Task goal
In the data below, locate the line containing "Rebuild this chart" and the line containing "var fam = 'Lato';", then retype both and everything between them exactly. Pictures are not part of the copy.

Rows

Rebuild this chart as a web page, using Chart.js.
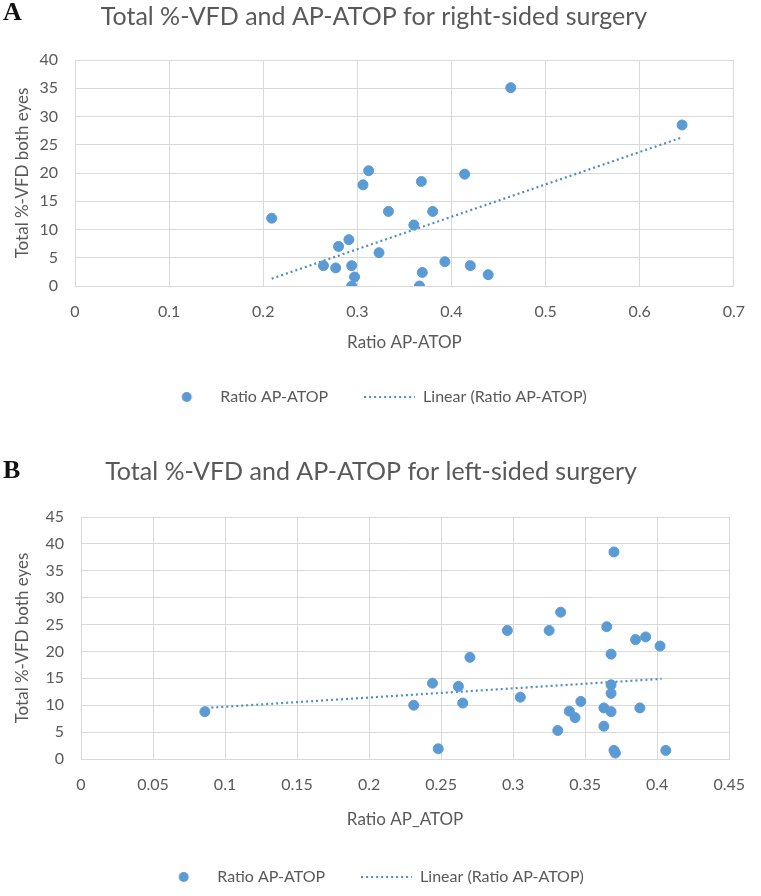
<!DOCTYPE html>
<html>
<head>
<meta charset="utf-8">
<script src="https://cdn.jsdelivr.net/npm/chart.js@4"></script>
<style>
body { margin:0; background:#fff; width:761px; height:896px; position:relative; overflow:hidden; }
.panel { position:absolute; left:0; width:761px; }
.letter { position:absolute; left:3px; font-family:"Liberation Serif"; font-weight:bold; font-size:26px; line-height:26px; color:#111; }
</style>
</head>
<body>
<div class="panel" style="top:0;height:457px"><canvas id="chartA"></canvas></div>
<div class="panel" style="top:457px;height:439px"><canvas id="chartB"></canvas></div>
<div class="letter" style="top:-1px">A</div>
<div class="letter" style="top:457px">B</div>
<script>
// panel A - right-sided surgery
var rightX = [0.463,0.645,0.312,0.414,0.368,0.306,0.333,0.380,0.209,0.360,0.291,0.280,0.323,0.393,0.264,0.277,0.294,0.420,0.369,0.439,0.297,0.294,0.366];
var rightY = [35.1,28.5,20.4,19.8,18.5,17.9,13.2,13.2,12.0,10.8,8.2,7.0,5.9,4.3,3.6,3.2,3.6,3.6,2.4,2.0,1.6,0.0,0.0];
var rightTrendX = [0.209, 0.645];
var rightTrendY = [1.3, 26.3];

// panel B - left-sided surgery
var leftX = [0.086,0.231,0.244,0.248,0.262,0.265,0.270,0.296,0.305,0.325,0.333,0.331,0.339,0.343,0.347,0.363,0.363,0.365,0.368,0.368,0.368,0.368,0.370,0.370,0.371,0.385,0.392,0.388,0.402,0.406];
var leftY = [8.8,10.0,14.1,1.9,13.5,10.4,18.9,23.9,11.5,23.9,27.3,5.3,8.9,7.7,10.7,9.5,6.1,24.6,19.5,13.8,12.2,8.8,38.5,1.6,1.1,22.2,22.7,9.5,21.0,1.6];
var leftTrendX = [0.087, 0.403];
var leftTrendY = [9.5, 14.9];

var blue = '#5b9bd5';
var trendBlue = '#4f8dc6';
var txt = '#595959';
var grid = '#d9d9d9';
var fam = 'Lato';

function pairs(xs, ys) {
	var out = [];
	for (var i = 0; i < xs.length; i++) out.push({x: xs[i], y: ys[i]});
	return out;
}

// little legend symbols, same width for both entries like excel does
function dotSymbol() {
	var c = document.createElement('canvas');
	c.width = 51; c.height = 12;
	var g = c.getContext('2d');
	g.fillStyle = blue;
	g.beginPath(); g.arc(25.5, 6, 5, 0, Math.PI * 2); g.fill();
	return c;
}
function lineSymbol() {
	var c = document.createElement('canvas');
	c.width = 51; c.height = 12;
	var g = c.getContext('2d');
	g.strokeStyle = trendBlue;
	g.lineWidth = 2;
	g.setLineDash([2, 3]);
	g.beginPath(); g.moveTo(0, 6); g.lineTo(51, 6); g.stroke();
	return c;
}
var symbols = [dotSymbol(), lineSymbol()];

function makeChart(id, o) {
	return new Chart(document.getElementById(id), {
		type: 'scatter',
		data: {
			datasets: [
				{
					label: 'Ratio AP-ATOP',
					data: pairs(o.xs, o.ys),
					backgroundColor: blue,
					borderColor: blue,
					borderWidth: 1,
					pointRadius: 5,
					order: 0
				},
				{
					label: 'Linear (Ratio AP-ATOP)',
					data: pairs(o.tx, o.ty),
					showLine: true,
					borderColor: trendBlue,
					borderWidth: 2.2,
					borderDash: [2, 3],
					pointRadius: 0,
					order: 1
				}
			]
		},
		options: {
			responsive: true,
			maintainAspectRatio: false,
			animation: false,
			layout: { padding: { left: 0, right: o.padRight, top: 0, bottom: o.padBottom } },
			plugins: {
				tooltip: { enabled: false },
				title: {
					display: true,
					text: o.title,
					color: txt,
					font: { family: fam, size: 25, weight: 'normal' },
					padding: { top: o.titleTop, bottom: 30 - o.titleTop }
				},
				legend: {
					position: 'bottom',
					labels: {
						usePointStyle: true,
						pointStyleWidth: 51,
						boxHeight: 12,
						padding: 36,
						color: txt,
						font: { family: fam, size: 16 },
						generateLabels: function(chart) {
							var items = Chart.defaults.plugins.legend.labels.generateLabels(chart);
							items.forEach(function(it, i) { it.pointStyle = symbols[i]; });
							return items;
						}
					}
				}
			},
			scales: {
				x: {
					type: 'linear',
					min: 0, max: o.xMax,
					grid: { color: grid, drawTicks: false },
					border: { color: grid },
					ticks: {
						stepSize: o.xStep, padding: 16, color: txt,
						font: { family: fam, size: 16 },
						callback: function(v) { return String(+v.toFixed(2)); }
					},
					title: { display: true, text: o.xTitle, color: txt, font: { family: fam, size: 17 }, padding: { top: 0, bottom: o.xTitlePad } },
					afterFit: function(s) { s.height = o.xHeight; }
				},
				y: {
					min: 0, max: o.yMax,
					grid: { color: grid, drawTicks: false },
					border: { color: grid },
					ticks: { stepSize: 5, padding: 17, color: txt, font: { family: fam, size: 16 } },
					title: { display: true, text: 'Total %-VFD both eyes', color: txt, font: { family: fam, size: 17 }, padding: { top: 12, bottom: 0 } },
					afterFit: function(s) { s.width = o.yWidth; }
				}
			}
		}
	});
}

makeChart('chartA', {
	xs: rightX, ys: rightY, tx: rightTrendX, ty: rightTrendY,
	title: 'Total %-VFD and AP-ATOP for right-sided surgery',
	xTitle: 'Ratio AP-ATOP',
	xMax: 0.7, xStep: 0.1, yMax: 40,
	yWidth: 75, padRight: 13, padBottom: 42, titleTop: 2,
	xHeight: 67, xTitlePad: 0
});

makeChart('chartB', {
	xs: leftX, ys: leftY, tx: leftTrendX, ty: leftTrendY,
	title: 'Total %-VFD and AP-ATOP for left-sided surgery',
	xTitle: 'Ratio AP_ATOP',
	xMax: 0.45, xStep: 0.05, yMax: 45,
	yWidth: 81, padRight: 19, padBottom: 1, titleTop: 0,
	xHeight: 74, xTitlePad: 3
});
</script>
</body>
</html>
--
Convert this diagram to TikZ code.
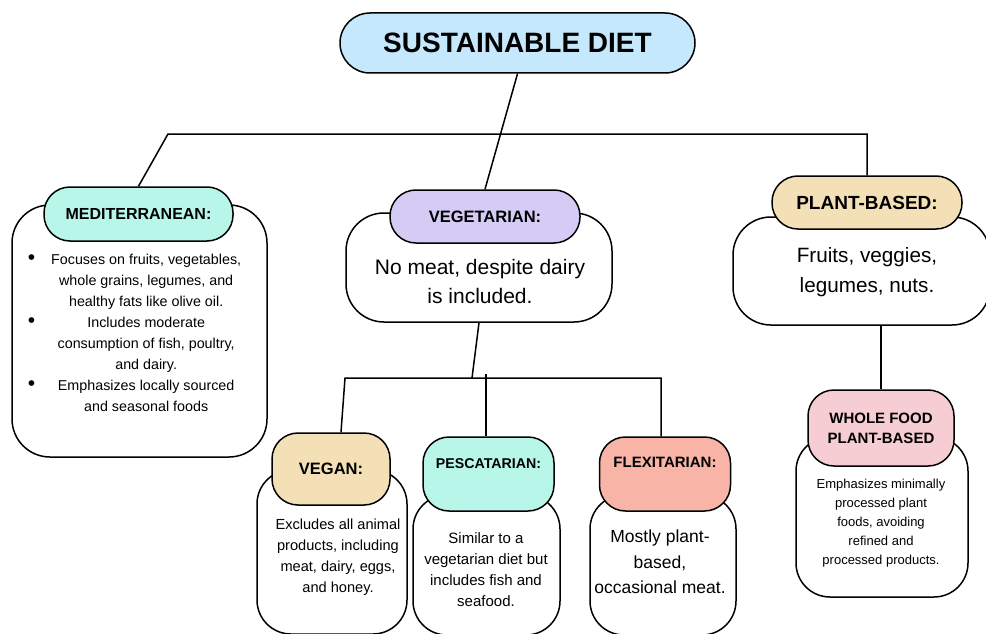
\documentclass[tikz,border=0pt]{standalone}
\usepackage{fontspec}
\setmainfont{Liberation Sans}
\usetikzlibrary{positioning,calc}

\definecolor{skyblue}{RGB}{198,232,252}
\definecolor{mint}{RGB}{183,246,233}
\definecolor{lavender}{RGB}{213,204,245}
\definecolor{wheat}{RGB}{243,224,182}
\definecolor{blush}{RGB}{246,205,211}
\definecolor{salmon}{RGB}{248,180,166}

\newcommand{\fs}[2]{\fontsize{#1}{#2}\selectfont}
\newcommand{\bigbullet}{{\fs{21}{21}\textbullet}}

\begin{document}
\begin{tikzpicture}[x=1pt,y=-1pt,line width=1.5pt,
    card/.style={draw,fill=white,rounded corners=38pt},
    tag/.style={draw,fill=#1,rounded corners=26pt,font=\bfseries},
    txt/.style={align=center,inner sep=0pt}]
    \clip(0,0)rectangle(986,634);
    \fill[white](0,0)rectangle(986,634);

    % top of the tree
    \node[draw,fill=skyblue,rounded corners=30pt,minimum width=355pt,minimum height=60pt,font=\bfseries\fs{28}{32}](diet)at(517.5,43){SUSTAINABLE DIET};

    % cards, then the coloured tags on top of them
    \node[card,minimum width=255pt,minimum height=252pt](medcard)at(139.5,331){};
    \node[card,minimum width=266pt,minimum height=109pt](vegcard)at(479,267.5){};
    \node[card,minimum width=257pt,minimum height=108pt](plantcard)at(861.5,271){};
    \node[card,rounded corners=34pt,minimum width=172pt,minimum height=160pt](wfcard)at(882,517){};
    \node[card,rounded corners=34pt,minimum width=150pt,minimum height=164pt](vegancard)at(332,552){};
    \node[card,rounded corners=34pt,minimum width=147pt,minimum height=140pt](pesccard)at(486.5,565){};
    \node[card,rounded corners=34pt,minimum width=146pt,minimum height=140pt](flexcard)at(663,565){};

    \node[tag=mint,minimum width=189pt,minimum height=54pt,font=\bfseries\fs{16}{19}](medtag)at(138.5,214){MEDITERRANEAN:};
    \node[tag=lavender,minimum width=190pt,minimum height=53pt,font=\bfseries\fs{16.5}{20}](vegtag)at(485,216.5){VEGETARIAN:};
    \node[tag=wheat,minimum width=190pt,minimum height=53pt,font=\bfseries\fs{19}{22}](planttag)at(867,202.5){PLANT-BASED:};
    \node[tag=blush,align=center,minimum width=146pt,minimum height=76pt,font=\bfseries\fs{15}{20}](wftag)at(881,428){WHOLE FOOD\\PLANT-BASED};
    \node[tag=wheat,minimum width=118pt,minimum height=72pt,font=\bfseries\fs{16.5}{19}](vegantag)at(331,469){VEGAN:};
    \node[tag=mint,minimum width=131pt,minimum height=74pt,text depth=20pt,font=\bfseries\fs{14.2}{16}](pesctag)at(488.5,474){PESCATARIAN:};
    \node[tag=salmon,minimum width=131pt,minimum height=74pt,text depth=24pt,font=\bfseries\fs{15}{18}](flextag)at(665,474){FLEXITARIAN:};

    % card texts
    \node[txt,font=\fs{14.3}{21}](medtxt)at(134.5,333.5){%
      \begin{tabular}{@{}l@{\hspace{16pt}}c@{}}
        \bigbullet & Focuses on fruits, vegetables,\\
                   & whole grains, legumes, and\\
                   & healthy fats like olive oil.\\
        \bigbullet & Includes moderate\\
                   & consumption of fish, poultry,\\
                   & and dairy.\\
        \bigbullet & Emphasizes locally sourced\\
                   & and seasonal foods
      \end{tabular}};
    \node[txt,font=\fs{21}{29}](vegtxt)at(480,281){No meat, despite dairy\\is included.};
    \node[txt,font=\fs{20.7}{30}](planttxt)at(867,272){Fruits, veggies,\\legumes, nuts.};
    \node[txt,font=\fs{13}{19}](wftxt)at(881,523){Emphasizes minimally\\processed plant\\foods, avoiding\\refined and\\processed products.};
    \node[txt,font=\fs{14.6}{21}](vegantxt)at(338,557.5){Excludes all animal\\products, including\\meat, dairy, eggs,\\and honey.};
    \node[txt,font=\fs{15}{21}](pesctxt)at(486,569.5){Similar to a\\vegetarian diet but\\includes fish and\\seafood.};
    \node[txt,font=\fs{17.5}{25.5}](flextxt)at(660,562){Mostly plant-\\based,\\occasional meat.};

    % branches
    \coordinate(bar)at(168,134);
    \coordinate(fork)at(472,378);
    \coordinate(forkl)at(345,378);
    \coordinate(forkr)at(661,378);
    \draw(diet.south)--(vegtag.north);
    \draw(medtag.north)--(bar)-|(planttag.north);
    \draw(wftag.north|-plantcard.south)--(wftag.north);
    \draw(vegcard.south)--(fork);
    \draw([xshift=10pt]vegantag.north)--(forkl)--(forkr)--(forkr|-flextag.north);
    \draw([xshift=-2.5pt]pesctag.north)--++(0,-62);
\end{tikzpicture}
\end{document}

Full response
Rebuild this chart as a web page, using Chart.js.
<!DOCTYPE html>
<html>
<head>
<meta charset="utf-8">
<script src="https://cdn.jsdelivr.net/npm/chart.js@4"></script>
<style>
body { margin:0; background:#fff; width:761px; height:896px; position:relative; overflow:hidden; }
.panel { position:absolute; left:0; width:761px; }
.letter { position:absolute; left:3px; font-family:"Liberation Serif"; font-weight:bold; font-size:26px; line-height:26px; color:#111; }
</style>
</head>
<body>
<div class="panel" style="top:0;height:457px"><canvas id="chartA"></canvas></div>
<div class="panel" style="top:457px;height:439px"><canvas id="chartB"></canvas></div>
<div class="letter" style="top:-1px">A</div>
<div class="letter" style="top:457px">B</div>
<script>
// panel A - right-sided surgery
var rightX = [0.463,0.645,0.312,0.414,0.368,0.306,0.333,0.380,0.209,0.360,0.291,0.280,0.323,0.393,0.264,0.277,0.294,0.420,0.369,0.439,0.297,0.294,0.366];
var rightY = [35.1,28.5,20.4,19.8,18.5,17.9,13.2,13.2,12.0,10.8,8.2,7.0,5.9,4.3,3.6,3.2,3.6,3.6,2.4,2.0,1.6,0.0,0.0];
var rightTrendX = [0.209, 0.645];
var rightTrendY = [1.3, 26.3];

// panel B - left-sided surgery
var leftX = [0.086,0.231,0.244,0.248,0.262,0.265,0.270,0.296,0.305,0.325,0.333,0.331,0.339,0.343,0.347,0.363,0.363,0.365,0.368,0.368,0.368,0.368,0.370,0.370,0.371,0.385,0.392,0.388,0.402,0.406];
var leftY = [8.8,10.0,14.1,1.9,13.5,10.4,18.9,23.9,11.5,23.9,27.3,5.3,8.9,7.7,10.7,9.5,6.1,24.6,19.5,13.8,12.2,8.8,38.5,1.6,1.1,22.2,22.7,9.5,21.0,1.6];
var leftTrendX = [0.087, 0.403];
var leftTrendY = [9.5, 14.9];

var blue = '#5b9bd5';
var trendBlue = '#4f8dc6';
var txt = '#595959';
var grid = '#d9d9d9';
var fam = 'Lato';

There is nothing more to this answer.